Thursday, October 23, 2008

Black Duck

Yesterday I saw a bird die. A small, black duck--to be specific. I was walking across a parking lot near my house and I heard a "thunk" and then something landed on the ground. My first thought was that it was a shoe. I know, I know--my intelligence and perception is just awe-inspiring. At any rate, as I got closer, I realized what it was. It had flown right into a lamppost in the middle of the parking lot. And I was stunned. I stood there, three feet from it and I could not move. It's hard to define how I felt. For a few moments it writhed. It's long, slender neck bent back and flailed in a way that looked both unnatural and like it was surrendering to a pain that was excruciating and so unexpected. After it's head fell limp, it lifted its right wing, carefully, and extended it only slightly. The sound of it hitting the post had been so loud--it was so clear that impact had been strong. I thought of a poem I read recently in my writing poetry class. The speaker of the poem is holding a bird in her hand that has just died, it's still warm. And the speaker carefully lifts each wing and describes the bird. Then a car comes toward the speaker and she ashamedly puts the bird down--embarrassed to be caught holding it. I could not fathom holding that black duck in my hand. I was scared of it. Frightened that it would lash out at me in a final act of desperation. Frightened by the torturous pain I had witnessed it going through.

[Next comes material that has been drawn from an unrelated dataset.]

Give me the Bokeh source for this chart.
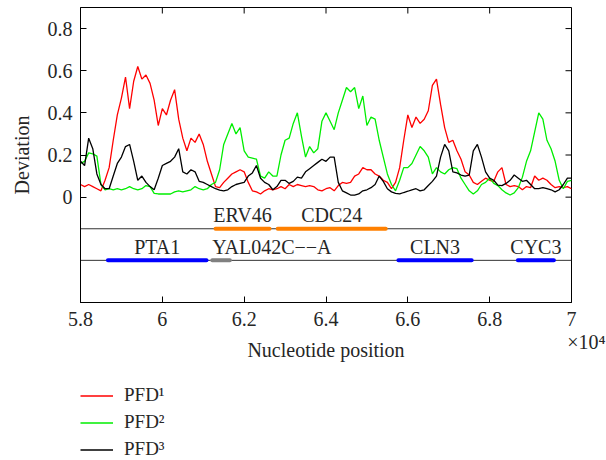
from bokeh.plotting import figure
from bokeh.layouts import column
from bokeh.models import (FixedTicker, LinearAxis, Span, ColumnDataSource,
                          Legend, LegendItem, Range1d, Title)
from bokeh.core.properties import value
from bokeh.embed import file_html
from bokeh.resources import INLINE

# ---------------- data ----------------
positions = list(range(58000, 70001, 100))

pfd1 = [0.06, 0.05, 0.06, 0.05, 0.04, 0.03, 0.08, 0.14, 0.27, 0.39,
        0.47, 0.57, 0.42, 0.55, 0.62, 0.56, 0.58, 0.54, 0.46, 0.34,
        0.42, 0.39, 0.46, 0.51, 0.37, 0.28, 0.22, 0.28, 0.26, 0.30,
        0.25, 0.17, 0.11, 0.05, 0.045, 0.07, 0.09, 0.11, 0.12, 0.13,
        0.12, 0.07, 0.03, 0.025, 0.015, 0.03, 0.04, 0.035, 0.04, 0.05,
        0.04, 0.06, 0.05, 0.06, 0.055, 0.05, 0.055, 0.05, 0.035, 0.03,
        0.04, 0.045, 0.03, 0.055, 0.07, 0.065, 0.07, 0.10, 0.11, 0.14,
        0.13, 0.13, 0.11, 0.10, 0.08, 0.07, 0.04, 0.07, 0.14, 0.27,
        0.39, 0.33, 0.38, 0.35, 0.37, 0.41, 0.53, 0.56, 0.44, 0.33,
        0.26, 0.27, 0.22, 0.18, 0.12, 0.105, 0.07, 0.06, 0.075, 0.09,
        0.08, 0.075, 0.12, 0.14, 0.06, 0.05, 0.055, 0.05, 0.035, 0.05,
        0.045, 0.10, 0.08, 0.09, 0.08, 0.06, 0.045, 0.05, 0.045, 0.05,
        0.04]

pfd2 = [0.16, 0.17, 0.21, 0.205, 0.195, 0.06, 0.035, 0.04, 0.035, 0.04,
        0.035, 0.04, 0.05, 0.04, 0.035, 0.04, 0.055, 0.05, 0.018, 0.015,
        0.015, 0.015, 0.015, 0.025, 0.03, 0.025, 0.03, 0.035, 0.05, 0.04,
        0.035, 0.04, 0.06, 0.07, 0.13, 0.25, 0.30, 0.35, 0.30, 0.33,
        0.22, 0.19, 0.185, 0.18, 0.10, 0.09, 0.12, 0.10, 0.10, 0.20,
        0.27, 0.28, 0.35, 0.40, 0.29, 0.19, 0.24, 0.21, 0.23, 0.36,
        0.40, 0.36, 0.32, 0.40, 0.46, 0.52, 0.50, 0.52, 0.42, 0.48,
        0.34, 0.38, 0.37, 0.27, 0.19, 0.11, 0.06, 0.03, 0.08, 0.14,
        0.14, 0.16, 0.20, 0.24, 0.22, 0.19, 0.11, 0.14, 0.12, 0.11,
        0.13, 0.14, 0.135, 0.09, 0.06, 0.03, 0.015, 0.03, 0.06, 0.07,
        0.09, 0.065, 0.055, 0.035, 0.02, 0.01, 0.02, 0.045, 0.095, 0.17,
        0.22, 0.31, 0.40, 0.37, 0.27, 0.23, 0.17, 0.08, 0.04, 0.075,
        0.08]

pfd3 = [0.17, 0.15, 0.28, 0.23, 0.11, 0.06, 0.04, 0.04, 0.10, 0.16,
        0.19, 0.24, 0.25, 0.17, 0.08, 0.10, 0.07, 0.05, 0.035, 0.09,
        0.15, 0.16, 0.17, 0.19, 0.23, 0.12, 0.11, 0.13, 0.12, 0.075,
        0.07, 0.06, 0.05, 0.04, 0.033, 0.03, 0.035, 0.05, 0.06, 0.065,
        0.07, 0.10, 0.115, 0.15, 0.09, 0.07, 0.06, 0.035, 0.05, 0.08,
        0.08, 0.065, 0.075, 0.095, 0.09, 0.12, 0.135, 0.15, 0.165, 0.18,
        0.17, 0.19, 0.19, 0.07, 0.03, 0.02, 0.01, 0.01, 0.015, 0.03,
        0.035, 0.045, 0.06, 0.10, 0.075, 0.04, 0.025, 0.018, 0.015, 0.022,
        0.028, 0.035, 0.04, 0.03, 0.035, 0.055, 0.075, 0.10, 0.19, 0.25,
        0.22, 0.12, 0.115, 0.105, 0.10, 0.105, 0.22, 0.25, 0.19, 0.12,
        0.09, 0.08, 0.057, 0.055, 0.065, 0.08, 0.105, 0.09, 0.075, 0.08,
        0.06, 0.04, 0.04, 0.045, 0.04, 0.035, 0.025, 0.035, 0.06, 0.09,
        0.09]

series_labels = ["PFD\u00b9", "PFD\u00b2", "PFD\u00b3"]

gene_names = ["ERV46", "CDC24", "PTA1", "YAL042C\u2212\u2212A", "CLN3", "CYC3"]
gene_start = [61300, 62820, 58670, 61220, 65770, 68690]
gene_end = [62620, 65460, 61080, 61650, 67560, 69570]
gene_track = ["upper", "upper", "lower", "lower", "lower", "lower"]

x_ticks = [58000, 60000, 62000, 64000, 66000, 68000, 70000]
x_tick_labels = ["5.8", "6", "6.2", "6.4", "6.6", "6.8", "7"]
y_ticks = [0, 0.2, 0.4, 0.6, 0.8]
y_tick_labels = ["0", "0.2", "0.4", "0.6", "0.8"]
x_multiplier = "\u00d710\u2074"

# ---------------- style ----------------
FONT = "Liberation Serif"
TXT = "#262626"
FS = "20px"
series_colors = ["#FF0000", "#00EE00", "#000000"]
track_y = {"upper": -0.15, "lower": -0.30}
label_lift = 0.063
gene_color_map = {"ERV46": "#FF8000", "CDC24": "#FF8000", "PTA1": "#0000FF",
                  "CLN3": "#0000FF", "CYC3": "#0000FF"}

X0, X1, Y0, Y1 = 58000, 70000, -0.5, 0.9
W, H, LH = 606, 380, 80
ML, MR, MT, MB = 80, 35, 7, 78
frame_w, frame_h = W - ML - MR, H - MT - MB

p = figure(width=W, height=H,
           x_range=Range1d(X0, X1), y_range=Range1d(Y0, Y1),
           output_backend="svg", toolbar_location=None,
           x_axis_location=None, y_axis_label="Deviation",
           min_border_left=ML, min_border_right=MR, min_border_top=MT,
           min_border_bottom=MB)
p.grid.visible = False
p.outline_line_color = "black"
p.outline_line_width = 1
p.background_fill_color = "white"
p.border_fill_color = "white"


def style_axis(ax):
    ax.major_tick_in = 6
    ax.major_tick_out = 0
    ax.minor_tick_line_color = None
    ax.axis_line_color = "black"
    ax.major_tick_line_color = "black"
    ax.major_label_text_font = FONT
    ax.major_label_text_font_size = FS
    ax.major_label_text_color = TXT
    ax.axis_label_text_font = FONT
    ax.axis_label_text_font_size = FS
    ax.axis_label_text_font_style = "normal"
    ax.axis_label_text_color = TXT


# y axis
ya = p.yaxis[0]
ya.ticker = FixedTicker(ticks=y_ticks)
ya.major_label_overrides = dict(zip(y_ticks, y_tick_labels))
style_axis(ya)
ya.major_label_standoff = 8
ya.axis_label_standoff = 12

# x axis: tick labels
xa = LinearAxis(ticker=FixedTicker(ticks=x_ticks))
xa.major_label_overrides = dict(zip(x_ticks, x_tick_labels))
style_axis(xa)
xa.major_label_standoff = 9
p.add_layout(xa, "below")

# x multiplier (x10^4) under the last tick label
mult = Title(text=x_multiplier, align="right", offset=-34, standoff=0,
             text_font=FONT, text_font_size=FS, text_font_style="normal",
             text_color=TXT)
p.add_layout(mult, "below")

# x axis label
xl = LinearAxis(ticker=FixedTicker(ticks=[]), axis_label="Nucleotide position")
style_axis(xl)
xl.axis_line_color = None
xl.major_tick_in = 0
xl.major_label_standoff = 0
xl.axis_label_standoff = -14
p.add_layout(xl, "below")

# mirrored inward ticks on the top and right edges
tick_px = 6
dy = tick_px * (Y1 - Y0) / frame_h
dx = tick_px * (X1 - X0) / frame_w
p.segment(x0=x_ticks, x1=x_ticks, y0=[Y1] * len(x_ticks),
          y1=[Y1 - dy] * len(x_ticks), line_color="black", line_width=1)
p.segment(x0=[X1] * len(y_ticks), x1=[X1 - dx] * len(y_ticks),
          y0=y_ticks, y1=y_ticks, line_color="black", line_width=1)

# curves
for ys, col in zip([pfd1, pfd2, pfd3], series_colors):
    p.line(positions, ys, line_color=col, line_width=1.3)

# gene tracks
for t in ("upper", "lower"):
    p.add_layout(Span(location=track_y[t], dimension="width",
                      line_color="#333333", line_width=1, level="underlay"))

gy = [track_y[t] for t in gene_track]
gcol = [gene_color_map.get(n, "#808080") for n in gene_names]
gsrc = ColumnDataSource(dict(x0=gene_start, x1=gene_end, y=gy, c=gcol))
p.segment(x0="x0", x1="x1", y0="y", y1="y", line_color="c", line_width=4,
          line_cap="round", source=gsrc)

lab_x, lab_align = [], []
for n, s, e in zip(gene_names, gene_start, gene_end):
    if n.startswith("YAL"):
        lab_x.append(s)
        lab_align.append("left")
    else:
        lab_x.append((s + e) / 2)
        lab_align.append("center")
lsrc = ColumnDataSource(dict(x=lab_x, y=[v + label_lift for v in gy],
                             t=gene_names, a=lab_align))
p.text(x="x", y="y", text="t", text_align="a", text_baseline="alphabetic",
       text_font=value(FONT), text_font_size=FS, text_color=TXT, source=lsrc)

# ---------------- legend strip below the chart ----------------
lf = figure(width=W, height=LH, x_range=Range1d(0, 1), y_range=Range1d(0, 1),
            output_backend="svg", toolbar_location=None,
            x_axis_location=None, y_axis_location=None,
            min_border_left=ML, min_border_right=0, min_border_top=0,
            min_border_bottom=0)
lf.grid.visible = False
lf.outline_line_color = None
lf.background_fill_color = "white"
lf.border_fill_color = "white"
leg_renderers = []
for ys, col in zip([pfd1, pfd2, pfd3], series_colors):
    # same series, outside this strip's view: only their legend swatches show
    leg_renderers.append(lf.line(positions, ys, line_color=col, line_width=1.3))

legend = Legend(items=[LegendItem(label=l, renderers=[r])
                       for l, r in zip(series_labels, leg_renderers)],
                location=(0, 0), orientation="vertical",
                padding=0, margin=0, spacing=5,
                glyph_width=33, glyph_height=21, label_height=21,
                label_standoff=11, border_line_color=None,
                background_fill_alpha=0,
                label_text_font=FONT, label_text_font_size="19px",
                label_text_color=TXT)
lf.add_layout(legend)

layout = column(p, lf, spacing=0)
open("out.html", "w").write(file_html(layout, INLINE))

I don't know why--but the image of that writhing bird is sitting in my mind, perched and waiting to expand its wings over my thoughts. I don't like to think about it. I've been avoiding walking past it. Someone ran over its body. I can't help but think that that's what all roadkill is--some animal that was once alive, but hit something, hard, and died. Either instantly, or perhaps drawn out, like this small, dark duck. Somehow it seems worse if it was a bird. But I am reminded of many other animals in my life that have died. My next door neighbor's cat that crawled under out mustard-beige 1977 Toyota Corolla to die. My hamster, Lucy, who moved so slowly one morning when I left for school and then was completely still when I returned. Misty, Oliver, George--all floppy-eared rabbits we had while growing up.

I guess this seems pretty morbid. But I felt like I needed to put it down somewhere. Like this black duck needed to be recorded. I told my roommate, Jenelise, about it and she said with eyes a little wide and a faint smile, "you saw death!" I've seen dead things before, but this was different. It was a decline into it. And it took us both by surprise, me and the bird.

While the duck was struggling through its fading moments, I held my cell phone in my hand, and looked around the dark parking lot with my mouth open. My first thought was that I should call some animal help place--get some medical professional out there to cure and heal it. I felt my mouth gaping and flapping like a fish and I wanted someone to notice, to pay attention, to come and be shocked with me. But no one seemed to see. So I stood there in the night and cold with my backpack sagging unremarkably on my back and my arms slack at my sides and I felt a kind of helpless sadness that made everything else seem grossly inconsequential.

Now that bird is flattened against the pavement and its grace seems ironed out and lost. I wish I could've seen it in flight.